Apenas no final dos anos 50 e início dos anos 60, com a industrialização do País, a questão fundiária começou a ser debatida pela sociedade, que se urbanizava rapidamente. Surgiram no nordeste as Ligas Camponesas e foi criada Superintendência de Reforma Agrária (Supra).

Em 1966 o Decreto 59.456 instituiu o primeiro Plano Nacional de Reforma Agrária, que não saiu do papel. Em 1970 foi criado o Instituto Nacional de Reforma Agrária (Incra) que em 2000 foi vinculado ao Ministério de Desenvolvimento Agrário.

O MST (Movimento dos Trabalhadores Rurais Sem Terras) que congrega 350 mil famílias que conquistaram terra, consideram que essa conquista é o primeiro passo da Reforma Agrária. Ela só será completa com a assistência técnica, benfeitorias e infraestrutura, como saneamento, energia elétrica e o acesso à educação, cultura e lazer.

Lamentavelmente no Brasil, não tivemos a experiência de realizar uma autêntica reforma agrária. Ela permitiria a fixação do homem no campo, criaria empregos, geraria renda e comércio local, induziria uma industrialização desconcentrada e garantiria a soberania alimentar da nação.

O sistema da dívida ou a dívida pública é um conjunto de débitos contraídos pelo Poder Público para prestar seus serviços. Mas na realidade, ela se transformou de maneira como o Estado se vincula e alimenta a forma mais avançada de valorização do capital, a financeira, restando pouca relação com prestação de serviços para a sociedade.

Como aponta Maria Lucia Fattorelli o sistema da dívida corresponde à utilização do endividamento público às avessas, ou seja para uma contínua e crescente subtração de recursos públicos, que são direcionados principalmente ao setor financeiro privado. É indispensável que se faça uma Auditoria da Dívida.

Através dela se tornaria transparente a origem da dívida e de sua legitimidade. Em adição se investigaria os sucessivos danos ao patrimônio público nas operações de mercado aberto, na definição da taxa de juros como se fosse amortização, o cálculo de juros sobre juros e exporíamos publicamente os credores da dívida pública.
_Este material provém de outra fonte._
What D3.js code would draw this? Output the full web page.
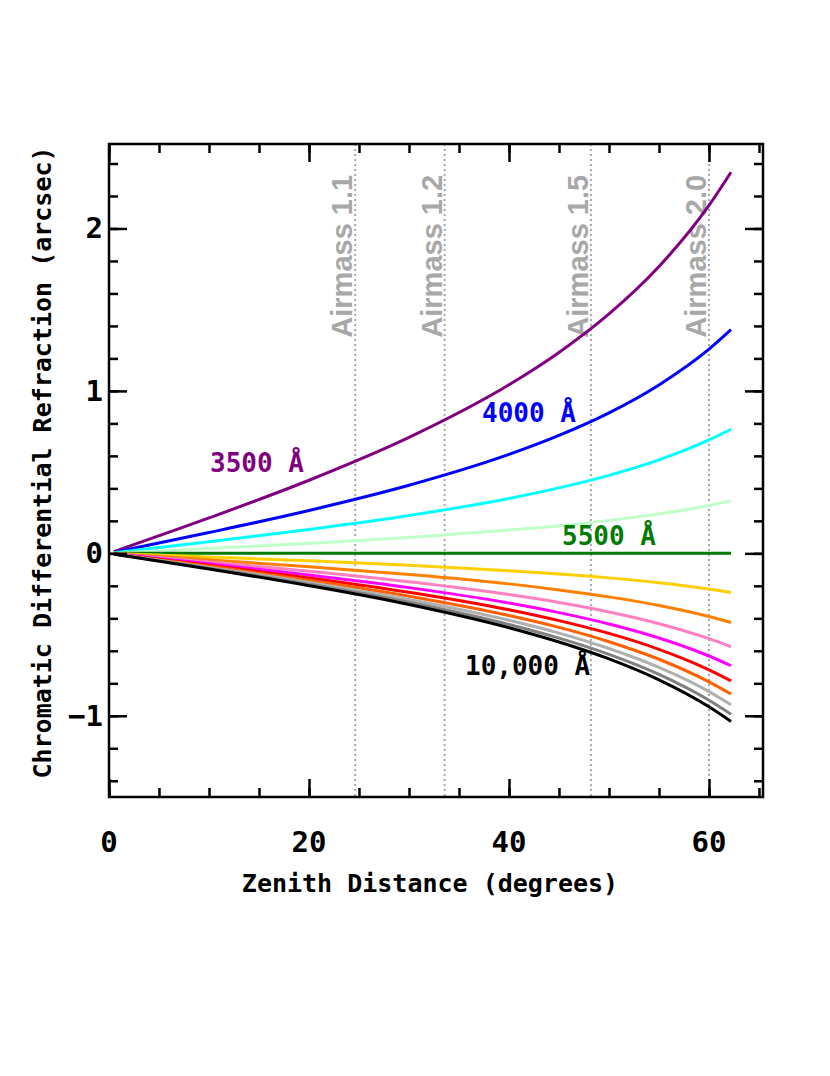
<!DOCTYPE html>
<html>
<head>
<meta charset="utf-8">
<script src="https://cdn.jsdelivr.net/npm/d3@7"></script>
<style>
  body { margin: 0; background: #fff; }
  text { font-family: "DejaVu Sans Mono", monospace; font-weight: bold; }
</style>
</head>
<body>
<script>
const width = 830;
const height = 1076;

const zenith = [0.5, 10, 20, 30, 40, 45, 50, 55, 60, 62.2];

// chromatic differential refraction (arcsec) relative to 5500 A
const cdr3500  = [0.011, 0.218, 0.450, 0.714, 1.038, 1.237, 1.474, 1.766, 2.142, 2.346];
const cdr4000  = [0.006, 0.128, 0.264, 0.419, 0.609, 0.726, 0.865, 1.037, 1.257, 1.377];
const cdr4500  = [0.004, 0.071, 0.147, 0.233, 0.338, 0.403, 0.480, 0.575, 0.698, 0.764];
const cdr5000  = [0.001, 0.030, 0.062, 0.098, 0.143, 0.170, 0.203, 0.243, 0.295, 0.323];
const cdr5500  = [0, 0, 0, 0, 0, 0, 0, 0, 0, 0];
const cdr6000  = [-0.001, -0.022, -0.046, -0.073, -0.107, -0.127, -0.151, -0.181, -0.220, -0.241];
const cdr6500  = [-0.002, -0.040, -0.082, -0.130, -0.188, -0.225, -0.268, -0.321, -0.389, -0.426];
const cdr7000  = [-0.003, -0.053, -0.110, -0.175, -0.254, -0.303, -0.361, -0.433, -0.525, -0.575];
const cdr7500  = [-0.003, -0.064, -0.133, -0.211, -0.306, -0.365, -0.435, -0.521, -0.632, -0.692];
const cdr8000  = [-0.004, -0.073, -0.151, -0.239, -0.347, -0.414, -0.493, -0.591, -0.717, -0.785];
const cdr8500  = [-0.004, -0.080, -0.166, -0.264, -0.383, -0.456, -0.544, -0.652, -0.791, -0.866];
const cdr9000  = [-0.004, -0.087, -0.179, -0.284, -0.412, -0.491, -0.586, -0.702, -0.851, -0.932];
const cdr9500  = [-0.005, -0.092, -0.190, -0.301, -0.438, -0.522, -0.622, -0.745, -0.904, -0.990];
const cdr10000 = [-0.005, -0.096, -0.199, -0.315, -0.458, -0.546, -0.650, -0.779, -0.945, -1.035];

const series = [cdr3500, cdr4000, cdr4500, cdr5000, cdr5500, cdr6000, cdr6500,
                cdr7000, cdr7500, cdr8000, cdr8500, cdr9000, cdr9500, cdr10000];
const colors = ["#800080", "#0000ff", "#00ffff", "#c0ffc8", "#007a00", "#ffd000", "#ff8000",
                "#ff80c0", "#ff00ff", "#ff0000", "#ff6000", "#b0b0b0", "#808080", "#000000"];

// airmass markers
const airmass = [1.1, 1.2, 1.5, 2.0];
const airmassZenith = [24.62, 33.56, 48.19, 60.0];

// curve labels
const labelText = ["3500 Å", "4000 Å", "5500 Å", "10,000 Å"];
const labelZ = [10.1, 37.3, 45.3, 35.6];
const labelY = [0.50, 0.81, 0.05, -0.75];
const labelColor = ["#800080", "#0000ff", "#007a00", "#000000"];

const xTicks = [0, 20, 40, 60];
const yTicks = [-1, 0, 1, 2];

const plotL = 109, plotR = 763, plotT = 144, plotB = 797;

const x = d3.scaleLinear().domain([0, 65.4]).range([plotL, plotR]);
const y = d3.scaleLinear().domain([-1.5, 2.52]).range([plotB, plotT]);

let svg = d3.select("body").append("svg")
    .attr("width", width)
    .attr("height", height);

// airmass lines + labels
svg.selectAll("line.am")
    .data(airmassZenith)
    .join("line")
    .attr("class", "am")
    .attr("x1", d => x(d)).attr("x2", d => x(d))
    .attr("y1", plotT).attr("y2", plotB)
    .attr("stroke", "#a8a8a8")
    .attr("stroke-width", 2)
    .attr("stroke-dasharray", "2,3");

svg.selectAll("text.am")
    .data(airmassZenith)
    .join("text")
    .attr("class", "am")
    .attr("transform", d => `translate(${x(d) - 3},${y(2.33)}) rotate(-90)`)
    .attr("text-anchor", "end")
    .style("font-family", "'Liberation Sans', Arial, sans-serif")
    .style("font-size", "29px")
    .attr("fill", "#a8a8a8")
    .text((d, i) => "Airmass " + airmass[i].toFixed(1));

// curves
const line = d3.line()
    .x((d, i) => x(zenith[i]))
    .y(d => y(d))
    .curve(d3.curveMonotoneX);

svg.selectAll("path.cdr")
    .data(series)
    .join("path")
    .attr("class", "cdr")
    .attr("d", line)
    .attr("fill", "none")
    .attr("stroke", (d, i) => colors[i])
    .attr("stroke-width", 3);

// curve labels
svg.selectAll("text.lab")
    .data(labelText)
    .join("text")
    .attr("class", "lab")
    .attr("x", (d, i) => x(labelZ[i]))
    .attr("y", (d, i) => y(labelY[i]))
    .attr("fill", (d, i) => labelColor[i])
    .style("font-size", "26px")
    .text(d => d);

// axes: ticks inward on all four sides
const xMinor = d3.range(0, 66, 5);
const yMinor = d3.range(-1.4, 2.51, 0.2);

function addAxis(axis, transform) {
    const g = svg.append("g").attr("transform", transform).call(axis);
    g.select(".domain").remove();
    g.selectAll("line").attr("stroke", "#000").attr("stroke-width", 2.5);
    return g;
}

// bottom
addAxis(d3.axisTop(x).tickValues(xMinor).tickSize(9).tickFormat(""), `translate(0,${plotB})`);
addAxis(d3.axisTop(x).tickValues(xTicks).tickSize(18).tickFormat(""), `translate(0,${plotB})`);
// top
addAxis(d3.axisBottom(x).tickValues(xMinor).tickSize(9).tickFormat(""), `translate(0,${plotT})`);
addAxis(d3.axisBottom(x).tickValues(xTicks).tickSize(18).tickFormat(""), `translate(0,${plotT})`);
// left
addAxis(d3.axisRight(y).tickValues(yMinor).tickSize(9).tickFormat(""), `translate(${plotL},0)`);
addAxis(d3.axisRight(y).tickValues(yTicks).tickSize(18).tickFormat(""), `translate(${plotL},0)`);
// right
addAxis(d3.axisLeft(y).tickValues(yMinor).tickSize(9).tickFormat(""), `translate(${plotR},0)`);
addAxis(d3.axisLeft(y).tickValues(yTicks).tickSize(18).tickFormat(""), `translate(${plotR},0)`);

// frame
svg.append("rect")
    .attr("x", plotL).attr("y", plotT)
    .attr("width", plotR - plotL).attr("height", plotB - plotT)
    .attr("fill", "none")
    .attr("stroke", "#000")
    .attr("stroke-width", 2.5);

// tick labels
svg.selectAll("text.xt")
    .data(xTicks)
    .join("text")
    .attr("class", "xt")
    .attr("x", d => x(d))
    .attr("y", 852)
    .attr("text-anchor", "middle")
    .style("font-size", "29px")
    .text(d => d);

svg.selectAll("text.yt")
    .data(yTicks)
    .join("text")
    .attr("class", "yt")
    .attr("x", 103)
    .attr("y", d => y(d) + 10)
    .attr("text-anchor", "end")
    .style("font-size", "29px")
    .text(d => d < 0 ? "\u2212" + Math.abs(d) : d);

// axis titles
svg.append("text")
    .attr("x", (plotL + plotR) / 2 - 6)
    .attr("y", 892)
    .attr("text-anchor", "middle")
    .style("font-size", "25px")
    .text("Zenith Distance (degrees)");

svg.append("text")
    .attr("transform", `translate(51,${(plotT + plotB) / 2 - 8}) rotate(-90)`)
    .attr("text-anchor", "middle")
    .style("font-size", "25px")
    .text("Chromatic Differential Refraction (arcsec)");
</script>
</body>
</html>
Como aponta Fattorelli, enquanto os bancos lucram, todos nós pagamos a estratosférica conta da elevada carga tributária sem o devido retorno, e entregamos continuamente patrimônio público estratégico, além de conviver com as inaceitáveis injustiças sociais vigentes em nosso potencialmente rico país.

Até quando nosso rico país, marcado pela abundância em todos os aspectos, ficará submetido aos que usufruem e abusam do cenário de escassez? Até quando o Banco Central ficará à vontade para transferir centenas de bilhões de prejuízos para todos nós, enquanto garante os maiores ganhos do mundo para os bancos privados?

Vamos dissipar a cortina de fumaça para que esses dois temas, assim como outros, sejam discutidos pela sociedade brasileira e devidamente equacionados visando uma prosperidade coletiva. Assim conquistaremos o Brasil que queremos onde todos os brasileiros tenham a oportunidade de ter uma vida digna e feliz.